While trading on a different timeframe may seem a bit uncomfortable, you’ll notice that many patterns and trade setups occur on all timeframes, not just one.
To get valid signals on other timeframes, you may need to adjust your indicators to compensate, as many methods and strategies are designed for use on one timeframe, and may need to be recalibrated to work effectively for the different timeframe.
No matter what timeframe you trade on, control your risk. I never risk more than 1% of my account on a single trade. So that means on a $5000 account, you can lose $50 per trade. I stick to that 1% rule whether I am trading a 1-minute chart or a daily chart.
If you usually look for trades on a 1-minute chart, but aren’t seeing any, look at a 5-minute chart. By moving up to the next timeframe you may see something you missed on the 1-minute chart. If you still don’t see anything on the 5-minute, then work up to the 15-minute chart and so on.
If you usually use a 15-minute chart, work up the 30-minute, and the hourly chart to see if you spot opportunities there.

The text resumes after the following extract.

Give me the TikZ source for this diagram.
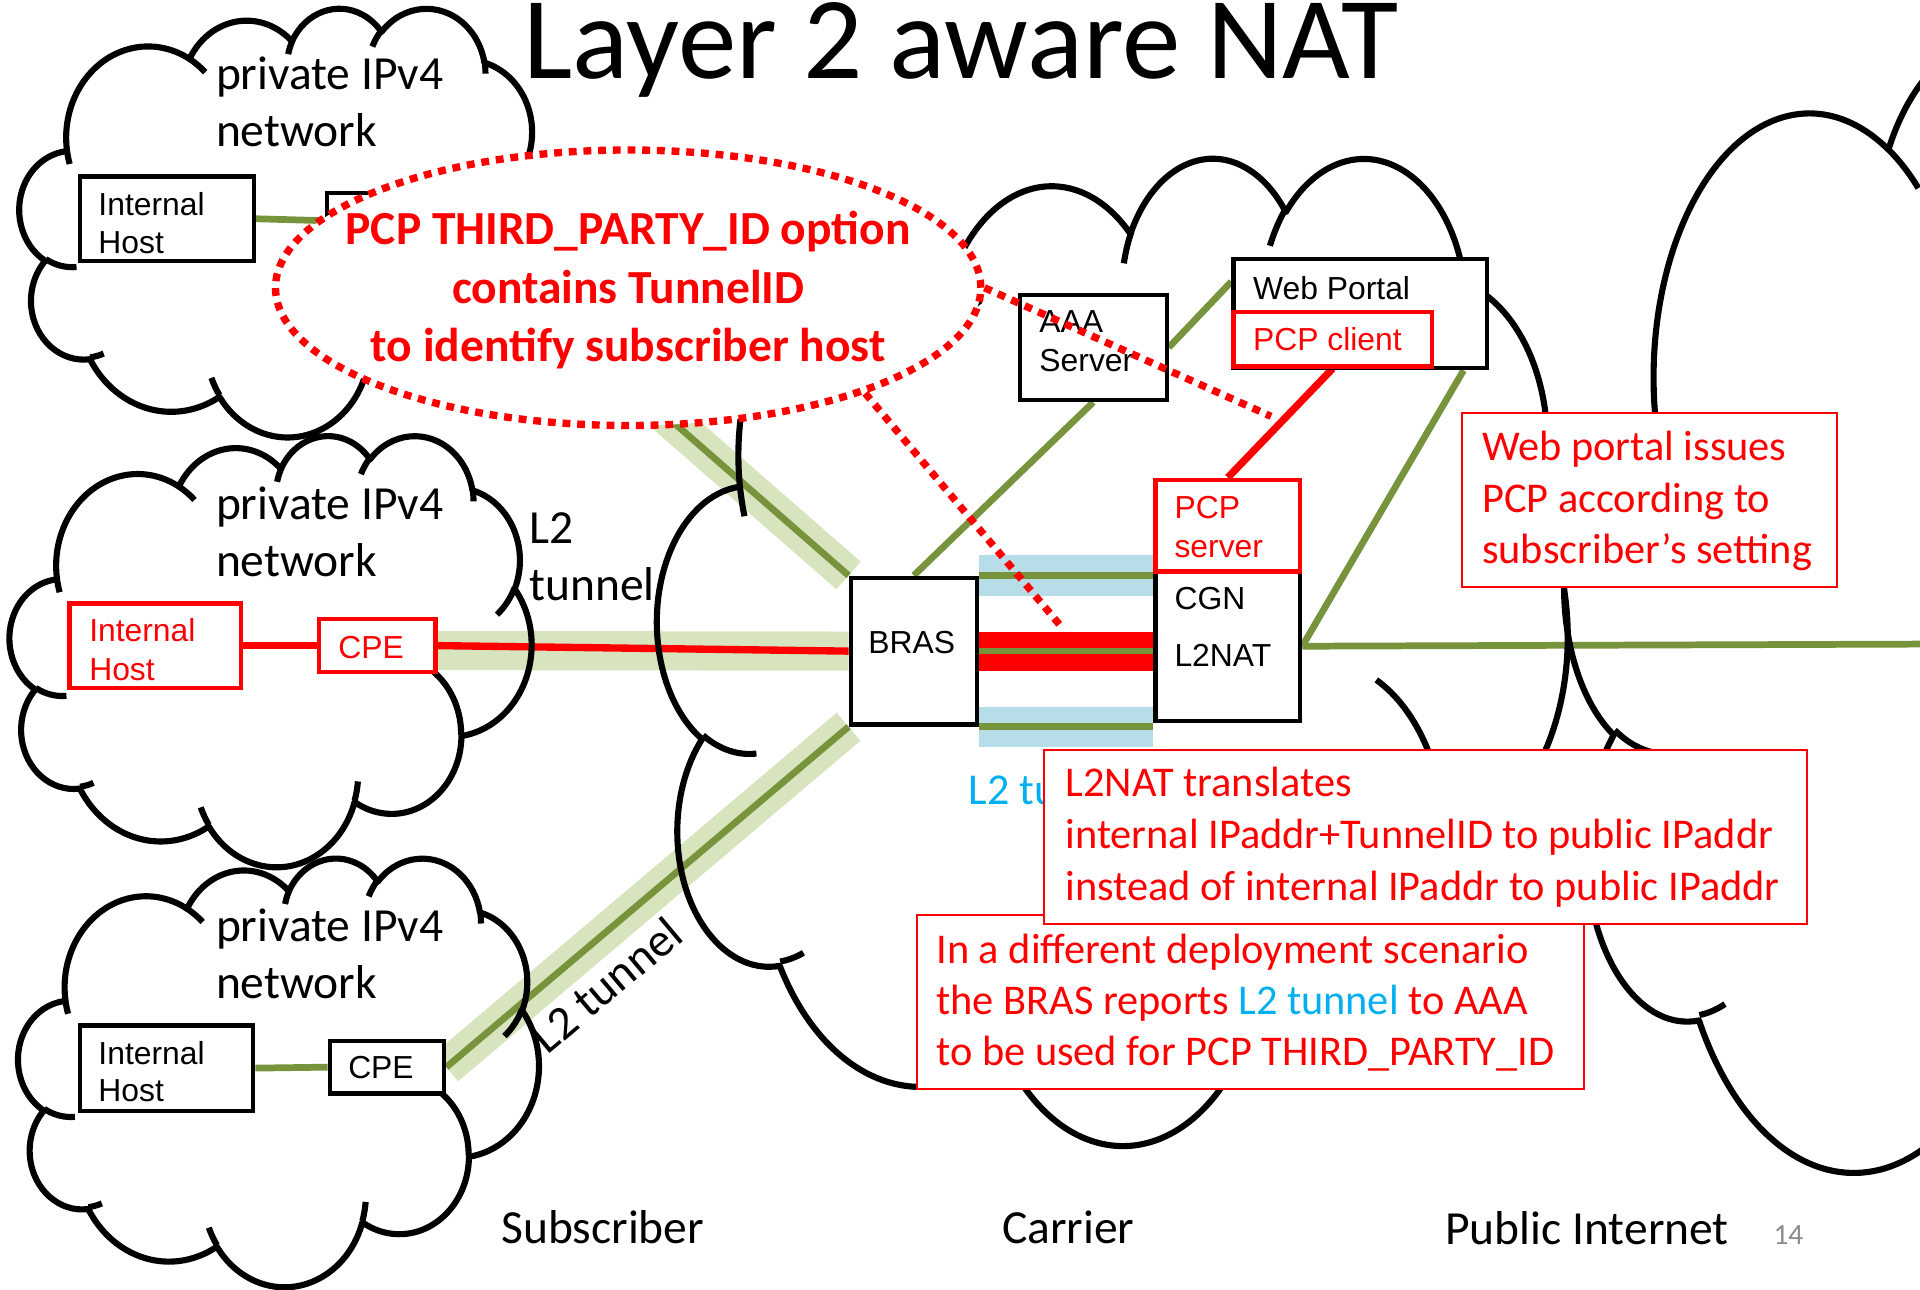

By going through this process, not only are you potentially going to see trade opportunities, you get a broader context of what is happening on your normal timeframe.
It is always best continually monitor at least two timeframes. For example, when I trade the 1-minute chart I always flip back to a 5-minute chart as well so I can see a bit more of the price action and the larger trends and patterns in play. For more on this topic, see: Only Looking at One Timeframe? You’re Likely Missing Something.
Prepare for Longer or Shorter Trades
When moving to a shorter time frame, things will seem to move quicker. No matter what time frame you trade on the market is moving the same amount, but on longer-term frames you see less price data so there is less information to absorb. On shorter timeframes, you see more bars, more price data and it can be a bit overwhelming at first.
Before trading on a different timeframe, acclimatize yourself to the environment. If you typically trade off a 5-minute chart, but see an opportunity on the 30-minute chart, that 30-minute is typically going to last longer than a trade on a 5-minute chart.
My trades on the 1-minute chart usually last 3 to 10 minutes. But an opportunity I see on the daily chart, may take several days before the positions creeps well into the money.
If you usually trade on an hourly chart and drop down a 15-minute chart, you will likely see profits (and losses) materialize more quickly. This should be accounted for when planning your trades.
Viewing different timeframes is likely to improve your trading. It will provide you with a better context of what is happening in your asset overall, and will also help you find opportunities when you aren’t seeing any. Be sure to recalibrate both yourself and your indicators if you trade on a different timeframe. You are used to trading a certain way on a specific timeframe, so be sure to check out some other timeframes and play with them in a demo account before using real capital. Also, update your trading plan to include trades on other timeframes.